3. Außendienst: Für Gefangene öffentlich die Freilassung ausrufen!
Die Vertreibung des Menschen aus dem Paradies leitet den Verlust aller Freiheit ein. Die Auswirkung des Ungehorsams gegen Gott ist genau das Gegenteil von dem, was der Mensch sich eigentlich an Freiheit nehmen wollte. Diesen Menschen sollen wir öffentlich zurufen (das hebräische Wort meint lautes, von jedermann vernehmbares Schreien): „Ihr seid schuldig, aber dennoch frei, das Kreuz Jesu macht aus lähmender Amnesie eine befreiende Amnestie!“
Mickey Wiese
38 | Nazareth-Programm II
JESAJA 61,1 - 3
Weil Jesus uns in der gleichen Weise aussendet, wie ihn der Vater in die Welt gesandt hatte (Johannes 20,21), und wir mindestens die gleichen Werke tun werden wie er (Johannes 14,12), hat gerade das „Nazareth-Programm“ aus Jesaja 61,1 - 3 für unseren Alltag eine starke Bedeutsamkeit.

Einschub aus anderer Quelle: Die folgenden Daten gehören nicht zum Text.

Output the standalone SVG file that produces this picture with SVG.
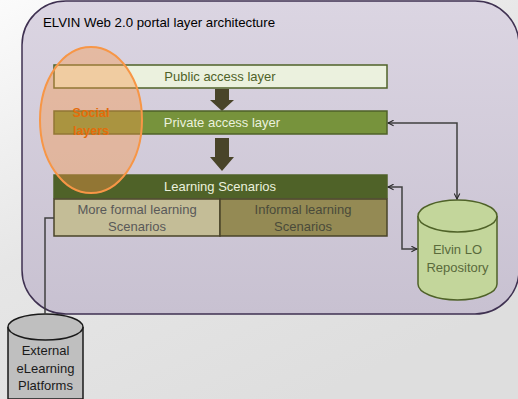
<svg xmlns="http://www.w3.org/2000/svg" width="518" height="399" viewBox="0 0 518 399">
<defs>
  <linearGradient id="bg" x1="0" y1="0" x2="0.6" y2="1">
    <stop offset="0" stop-color="#fbfbfb"/>
    <stop offset="0.5" stop-color="#e6e6e6"/>
    <stop offset="1" stop-color="#dedede"/>
  </linearGradient>
  <linearGradient id="panel" x1="0" y1="0" x2="0" y2="1">
    <stop offset="0" stop-color="#dbd5e2"/>
    <stop offset="1" stop-color="#c8c1d1"/>
  </linearGradient>
  <marker id="arr" viewBox="0 0 10 10" refX="9" refY="5" markerWidth="7" markerHeight="7" orient="auto-start-reverse" markerUnits="userSpaceOnUse">
    <path d="M1,1 L9,5 L1,9" fill="none" stroke="#262626" stroke-width="1.5"/>
  </marker>
  <style>
    text { font-family: "Liberation Sans", Arial, sans-serif; }
    .lbl { font-size: 13px; text-anchor: middle; }
    .box { stroke: #4f6228; stroke-width: 1.5; }
    .blk { fill: #494429; }
    .conn { fill: none; stroke: #404040; stroke-width: 1.5; }
    .soc { font-size: 12.5px; font-weight: bold; text-anchor: middle; fill: #e46c0a; }
  </style>
</defs>
<rect x="0" y="0" width="518" height="399" fill="url(#bg)"/>
<g id="container">
  <rect x="22" y="1" width="497" height="313" rx="44" ry="44" fill="url(#panel)" stroke="#3f3151" stroke-width="1.5"/>
  <text x="43" y="27" font-size="13" fill="#000" textLength="232" lengthAdjust="spacingAndGlyphs">ELVIN Web 2.0 portal layer architecture</text>
</g>
<g id="public-layer">
  <rect class="box" x="54" y="65" width="333" height="23" fill="#ebf1de"/>
  <text class="lbl" x="220" y="81" fill="#4f6228">Public access layer</text>
</g>
<g id="arrow1">
  <polygon class="blk" points="215,89 229,89 229,100 234,100 222,111 210,100 215,100"/>
</g>
<g id="private-layer">
  <rect class="box" x="54" y="111" width="333" height="23" fill="#77933c"/>
  <text class="lbl" x="222" y="127" fill="#ebf1de">Private access layer</text>
</g>
<g id="arrow2">
  <polygon class="blk" points="215,138 229,138 229,157 234,157 222,171 210,157 215,157"/>
</g>
<g id="learning-scenarios">
  <rect x="54" y="175" width="333" height="23" fill="#4f6228" stroke="#4f6228" stroke-width="1.5"/>
  <text class="lbl" x="220" y="191" fill="#ebf1de">Learning Scenarios</text>
</g>
<g id="formal">
  <rect x="54" y="199" width="166" height="37" fill="#c4bd97" stroke="#494429" stroke-width="1.5"/>
  <text class="lbl" x="137" y="214" fill="#595959">More formal learning</text>
  <text class="lbl" x="137" y="231" fill="#595959">Scenarios</text>
</g>
<g id="informal">
  <rect x="220" y="199" width="167" height="37" fill="#948a54" stroke="#494429" stroke-width="1.5"/>
  <text class="lbl" x="303" y="214" fill="#4a4a3a">Informal learning</text>
  <text class="lbl" x="303" y="231" fill="#4a4a3a">Scenarios</text>
</g>
<g id="social-layers">
  <ellipse cx="91" cy="120" rx="51" ry="73" fill="#f79646" fill-opacity="0.4" stroke="#f79646" stroke-width="2"/>
  <text class="soc" x="91" y="117">Social</text>
  <text class="soc" x="91" y="135">layers</text>
</g>
<g id="elvin-repository">
  <path d="M418,216 L418,284 A39.5,16 0 0 0 497,284 L497,216" fill="#c3d69b" stroke="#4f6228" stroke-width="1.5"/>
  <ellipse cx="457.5" cy="216" rx="39.5" ry="16" fill="#c3d69b" stroke="#4f6228" stroke-width="1.5"/>
  <text class="lbl" x="457.5" y="254" fill="#5a6a3c">Elvin LO</text>
  <text class="lbl" x="457.5" y="272" fill="#5a6a3c">Repository</text>
</g>
<g id="external-platforms">
  <path d="M8,327 L8,399 L83,399 L83,327" fill="#bfbfbf" stroke="#1a1a1a" stroke-width="1.5"/>
  <ellipse cx="45.5" cy="327" rx="37.5" ry="13" fill="#bfbfbf" stroke="#1a1a1a" stroke-width="1.5"/>
  <text class="lbl" x="45.5" y="355" fill="#1a1a1a">External</text>
  <text class="lbl" x="45.5" y="373" fill="#1a1a1a">eLearning</text>
  <text class="lbl" x="45.5" y="390" fill="#1a1a1a">Platforms</text>
</g>
<g id="connectors">
  <polyline class="conn" points="388,123 457,123 457,199" marker-start="url(#arr)" marker-end="url(#arr)"/>
  <polyline class="conn" points="388,187 402,187 402,249 417,249" marker-start="url(#arr)" marker-end="url(#arr)"/>
  <polyline class="conn" points="54,218 45,218 45,314"/>
</g>
</svg>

4. Außendienst: Den Gefesselten die Öffnung des Kerkers verkünden!
Im Kerker sind die Türen zugesperrt. Die Gefangenen sind mit Ketten gefesselt. Selbst wenn sie die Freilassungsbotschaft hören, können sie sich nicht bewegen. Da muss jemand hingehen und die Ketten mit dem richtigen Schlüssel aufschließen.